◆ Task to complete:
Take the lines from the beginning of the material through the line containing "Serif, Noto Sans" and retype them exactly, leaving the pictures out.

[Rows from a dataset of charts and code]
◇ ◇ ◇ ◇ ◇

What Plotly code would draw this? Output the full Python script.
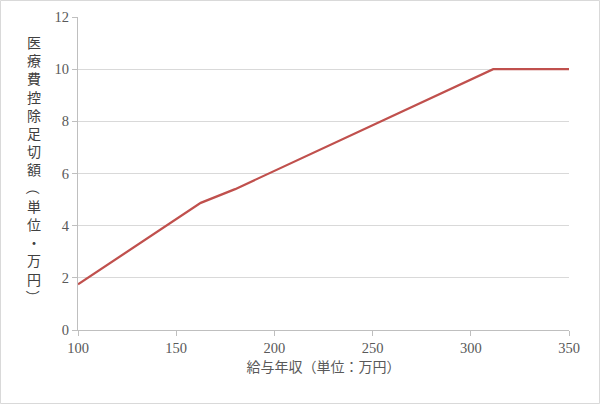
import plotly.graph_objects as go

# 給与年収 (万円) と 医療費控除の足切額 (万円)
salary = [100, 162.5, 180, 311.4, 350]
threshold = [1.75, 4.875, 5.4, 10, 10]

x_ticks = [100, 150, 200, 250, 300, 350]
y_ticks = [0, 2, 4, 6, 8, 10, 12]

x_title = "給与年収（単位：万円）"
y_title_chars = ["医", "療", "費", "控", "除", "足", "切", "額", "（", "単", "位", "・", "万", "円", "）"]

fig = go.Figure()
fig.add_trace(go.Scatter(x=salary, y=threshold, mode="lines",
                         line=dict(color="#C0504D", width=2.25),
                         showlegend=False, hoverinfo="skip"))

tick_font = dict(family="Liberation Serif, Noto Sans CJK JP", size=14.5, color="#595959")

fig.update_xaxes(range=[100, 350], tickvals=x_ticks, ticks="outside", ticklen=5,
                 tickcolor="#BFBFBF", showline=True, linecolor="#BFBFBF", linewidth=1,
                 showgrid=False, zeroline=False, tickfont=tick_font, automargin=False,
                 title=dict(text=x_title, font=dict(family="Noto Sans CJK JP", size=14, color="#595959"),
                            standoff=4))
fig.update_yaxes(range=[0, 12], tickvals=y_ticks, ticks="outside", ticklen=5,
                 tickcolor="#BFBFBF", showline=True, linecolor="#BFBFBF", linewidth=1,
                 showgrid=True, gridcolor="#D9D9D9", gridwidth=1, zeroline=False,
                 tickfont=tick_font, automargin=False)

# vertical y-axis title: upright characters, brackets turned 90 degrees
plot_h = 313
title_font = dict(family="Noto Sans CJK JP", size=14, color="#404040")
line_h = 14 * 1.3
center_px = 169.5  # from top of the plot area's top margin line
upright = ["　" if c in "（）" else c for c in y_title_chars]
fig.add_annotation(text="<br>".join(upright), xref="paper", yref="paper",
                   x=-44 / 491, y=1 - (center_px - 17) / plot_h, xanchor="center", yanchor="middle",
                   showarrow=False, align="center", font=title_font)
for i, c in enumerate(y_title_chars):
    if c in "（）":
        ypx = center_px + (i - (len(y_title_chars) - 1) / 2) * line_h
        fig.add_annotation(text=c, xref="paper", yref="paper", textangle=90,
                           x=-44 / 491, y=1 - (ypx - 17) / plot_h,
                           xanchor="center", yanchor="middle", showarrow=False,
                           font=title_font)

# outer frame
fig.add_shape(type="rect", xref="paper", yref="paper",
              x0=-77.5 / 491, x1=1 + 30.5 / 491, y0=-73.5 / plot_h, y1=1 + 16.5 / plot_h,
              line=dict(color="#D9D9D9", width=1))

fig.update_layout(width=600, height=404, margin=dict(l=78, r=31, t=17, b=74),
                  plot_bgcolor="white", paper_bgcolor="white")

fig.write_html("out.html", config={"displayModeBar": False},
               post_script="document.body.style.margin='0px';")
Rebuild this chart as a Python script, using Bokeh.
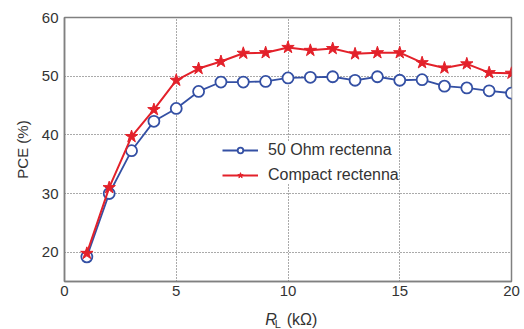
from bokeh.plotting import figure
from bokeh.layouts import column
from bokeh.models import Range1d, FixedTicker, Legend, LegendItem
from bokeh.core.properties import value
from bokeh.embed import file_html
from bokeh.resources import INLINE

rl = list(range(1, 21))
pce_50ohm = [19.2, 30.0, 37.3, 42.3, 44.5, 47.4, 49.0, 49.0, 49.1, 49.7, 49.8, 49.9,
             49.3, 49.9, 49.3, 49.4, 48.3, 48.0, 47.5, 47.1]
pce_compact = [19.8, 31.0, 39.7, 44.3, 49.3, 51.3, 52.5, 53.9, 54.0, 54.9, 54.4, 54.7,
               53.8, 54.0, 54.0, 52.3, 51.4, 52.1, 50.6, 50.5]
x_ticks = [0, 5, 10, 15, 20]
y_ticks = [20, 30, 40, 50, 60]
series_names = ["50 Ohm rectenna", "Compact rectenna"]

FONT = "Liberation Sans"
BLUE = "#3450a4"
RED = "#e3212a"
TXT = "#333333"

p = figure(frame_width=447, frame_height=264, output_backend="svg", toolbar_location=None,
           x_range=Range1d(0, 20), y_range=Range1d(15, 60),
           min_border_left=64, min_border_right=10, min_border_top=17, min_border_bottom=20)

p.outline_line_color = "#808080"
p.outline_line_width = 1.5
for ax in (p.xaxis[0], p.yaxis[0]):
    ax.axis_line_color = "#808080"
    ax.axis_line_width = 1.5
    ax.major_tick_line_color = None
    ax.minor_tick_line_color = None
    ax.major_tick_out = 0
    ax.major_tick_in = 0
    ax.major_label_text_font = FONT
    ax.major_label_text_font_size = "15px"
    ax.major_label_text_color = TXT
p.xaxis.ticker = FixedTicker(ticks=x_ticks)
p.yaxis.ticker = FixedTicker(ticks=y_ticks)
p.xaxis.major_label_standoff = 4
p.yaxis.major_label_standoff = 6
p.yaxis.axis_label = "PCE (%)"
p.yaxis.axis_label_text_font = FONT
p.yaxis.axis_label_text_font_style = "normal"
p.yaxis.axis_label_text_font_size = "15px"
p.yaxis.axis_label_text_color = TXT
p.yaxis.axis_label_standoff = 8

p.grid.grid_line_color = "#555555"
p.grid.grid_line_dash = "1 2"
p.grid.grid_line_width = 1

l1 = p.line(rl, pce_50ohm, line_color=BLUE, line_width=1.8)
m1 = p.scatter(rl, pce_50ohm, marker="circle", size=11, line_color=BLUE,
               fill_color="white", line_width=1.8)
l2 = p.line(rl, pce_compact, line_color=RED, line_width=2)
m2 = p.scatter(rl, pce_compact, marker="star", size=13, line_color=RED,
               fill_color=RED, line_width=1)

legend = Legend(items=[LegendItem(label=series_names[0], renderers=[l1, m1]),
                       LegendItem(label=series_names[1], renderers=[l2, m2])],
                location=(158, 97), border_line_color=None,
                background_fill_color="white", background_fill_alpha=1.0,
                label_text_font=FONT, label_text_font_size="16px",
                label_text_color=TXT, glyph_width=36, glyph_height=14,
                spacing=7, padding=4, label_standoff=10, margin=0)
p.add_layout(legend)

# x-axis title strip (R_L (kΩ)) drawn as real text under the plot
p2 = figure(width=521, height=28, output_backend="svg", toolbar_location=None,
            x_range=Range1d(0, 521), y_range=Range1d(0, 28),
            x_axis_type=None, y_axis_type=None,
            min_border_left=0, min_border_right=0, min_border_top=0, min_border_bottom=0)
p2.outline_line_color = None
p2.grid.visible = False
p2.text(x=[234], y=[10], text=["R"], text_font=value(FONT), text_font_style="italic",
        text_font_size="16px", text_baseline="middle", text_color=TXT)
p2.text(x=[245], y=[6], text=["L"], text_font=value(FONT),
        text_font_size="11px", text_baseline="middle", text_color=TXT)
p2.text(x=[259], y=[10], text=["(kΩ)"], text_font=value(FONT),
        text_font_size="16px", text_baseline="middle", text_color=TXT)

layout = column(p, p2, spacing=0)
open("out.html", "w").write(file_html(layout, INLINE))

◇ ◇ ◇ ◇ ◇

◆ Worked answer:
What Plotly code would draw this? Output the full Python script.
import plotly.graph_objects as go

# 給与年収 (万円) と 医療費控除の足切額 (万円)
salary = [100, 162.5, 180, 311.4, 350]
threshold = [1.75, 4.875, 5.4, 10, 10]

x_ticks = [100, 150, 200, 250, 300, 350]
y_ticks = [0, 2, 4, 6, 8, 10, 12]

x_title = "給与年収（単位：万円）"
y_title_chars = ["医", "療", "費", "控", "除", "足", "切", "額", "（", "単", "位", "・", "万", "円", "）"]

fig = go.Figure()
fig.add_trace(go.Scatter(x=salary, y=threshold, mode="lines",
                         line=dict(color="#C0504D", width=2.25),
                         showlegend=False, hoverinfo="skip"))

tick_font = dict(family="Liberation Serif, Noto Sans CJK JP", size=14.5, color="#595959")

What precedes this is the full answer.